— Имело бы.
— Потому что нет людей, готовых на это.
— Вы не хотите понять — потому что я остался просто как я, а Гусев — как Гусев. Остались интеллигенты, интеллектуалы. Интеллигенция, которая собиралась, организовывалась, чтобы действовать, выступала против бездумных, загадочных решений власти — исчезла. Нет этой среды, нет этой идеологии. Идеология протеста существовала как функция интеллигенции, а интеллигенция существовала как принадлежность тоталитарной системы или ее остатков. А сейчас нет той ярко выраженной тоталитарной системы. И нет интеллигенции — она или уехала, или ушла в бизнес, или спилась, или борется за свое нищенское существование. А Вы выдергиваете «изюминки»: Додин, Гусев, Пиотровский… Да, мы можем собраться — человек 10, — но это ведь совершенно не нужно, не об этом же идет речь!
— Может, потому, что мы никогда не собирались так. Мы не диссиденты, никогда ими не были и не были заговорщиками. Этот Ваш вопрос — правильный. Просто я не могу на него ответить… Я знаю, что раньше существовал большой слой людей — моих единомышленников, — с которыми я выходил на митинг; когда они мне звонили по телефону, мы вместе писали протестные письма; мы чувствовали себя реальной силой, которая ответственна за происходящее. Сейчас — нет. Вы спрашиваете — почему? Я не знаю. Может быть, нас осталось слишком мало. Мои физики, биологи, генетики — они все исчезли. Половина из них — наиболее энергичная и талантливая — уехала…
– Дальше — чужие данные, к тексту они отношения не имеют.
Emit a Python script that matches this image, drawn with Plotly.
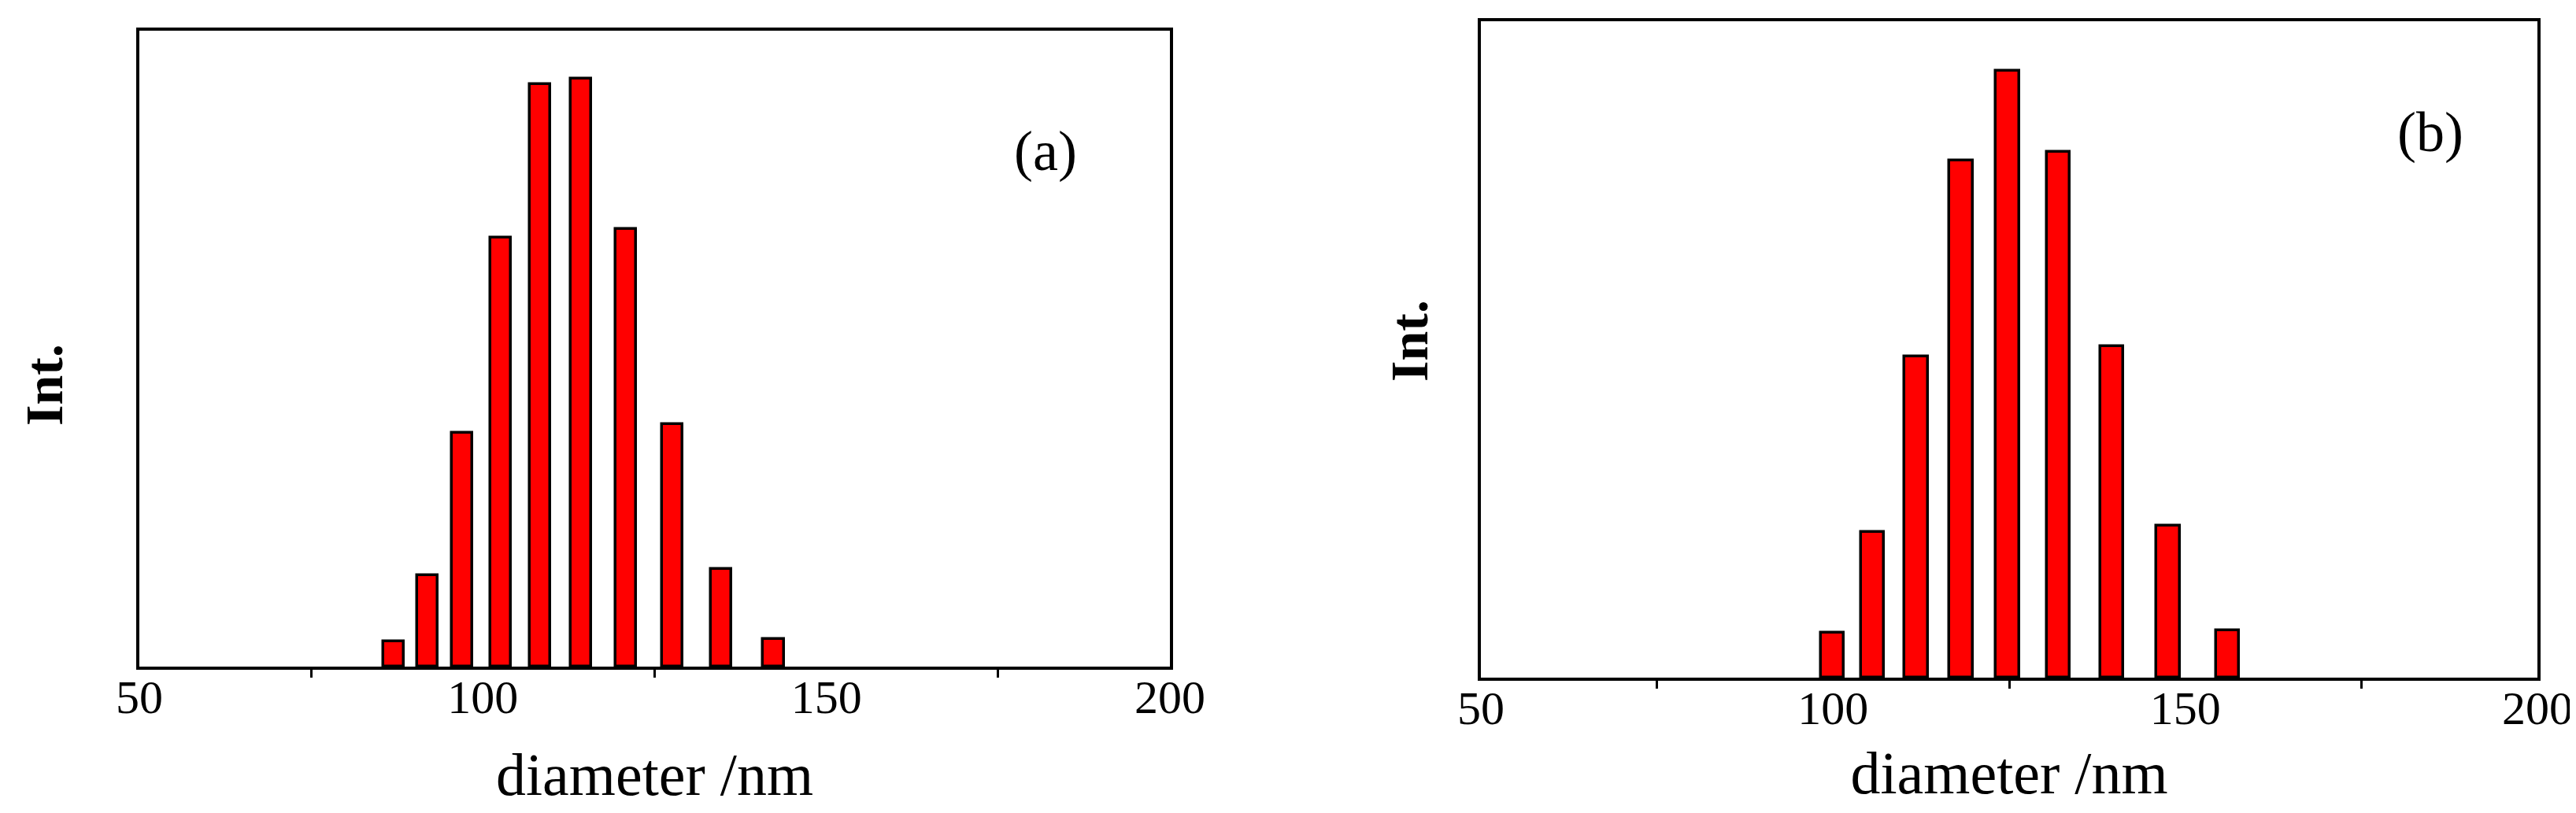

— Да, в жизни города появляются какие-то материальные вещи, которым я радуюсь. И есть какая-то моральная, духовная пустыня…
— Нет. Такая картина меня не устраивает. Вы утрируете и где-то искажаете мое представление. Вы берете разные области жизни: одно дело — жилищное строительство, архитектура и благоустройство нашего города, его культура, а другое дело — общественная жизнь.
— Общественная жизнь — это еще не вся культура.
— Культура куда независимей, чем Вам кажется, ее почва — просто жизнь. Художник, который работает в своей мастерской, или я, который сидит и пишет, — мы просто работаем. И не зависим непосредственно от общественной жизни, которой, повторяю, в Петербурге нет. Культура есть: выставки, концерты, живопись. А общественной жизни нет. Конечно, это ненормально для нашего города, который всегда в чем-то был заводилой, инициатором многих вещей. Но сегодня это нормально в масштабе страны. И это, конечно, вызывает очень тяжелое ощущение…
— Я думаю, происхождение правителей не играет никакой роли. И считаю, что это грешно — возлагать на Петербург вину за то, что творится в стране. Это неправильно!
— Это уже расизм какой-то! Потому что это не связано с Петербургом. Нет такого «петербургского реакционного сознания», которое было пересажено в Москву и теперь владеет всей нашей политикой. Если принять Вашу логику, то курс Ельцина окажется «екатеринбургским», а курс Горбачева — «ставропольским». Но ведь это абсурд! Другой вопрос: чем объясняется то, что сейчас происходит в стране? Это вопрос, в который мы упираемся на любом отрезке нашей истории. Это вопрос о произволе. А еще точнее, это вопрос об отсутствии альтернативы произволу. Вот возьмите тех, которые уезжали из нашей страны… Они что, уезжали для того, чтобы найти какой-то другой путь развития страны? Ничего подобного! Они никогда ничего не предлагали. Они только критиковали. Или вот с какой альтернативой выступает сегодня КПРФ — единственная живая партия в России? Ни с какой привлекательной альтернативой она не выступает. И все остальные — тоже ни с какой. Мы живем в безальтернативное время.
— Мы тогда выступали под Вашим знаменем за отделение Петербурга от России.
— Но это нереально!
— Если Каталония получила какую-то автономию, — значит, созрели социально-политические и экономические силы. К слову, у меня нет никакой уверенности, что Россия останется цельным государством. Но я не могу сегодня выступить с конкретным предложением. У меня даже внутри нет какой- то реальной альтернативы, которую я мог бы серьезно предложить для обсуждения.
— Да.
— Знаете, было известное Вам выражение Герцена: «Мы не врачи. Мы — боль». Литература — не врач, она не может предлагать никаких рецептов. А как боль она выступает. Или, во всяком случае, должна выступать. Недавно я выпустил телевизионный сериал на «Культуре», где рассказал об этой ужасной боли — трагедии «Ленинградского дела»…
— Что значит «полувековой давности»?! «Война и мир» тоже была полувековой давности. И «Хаджи-Мурат» тоже. Боль не зависит от времени. Нельзя рассуждать так!
— Я говорю про литературу, а не про публицистику. Это разные вещи.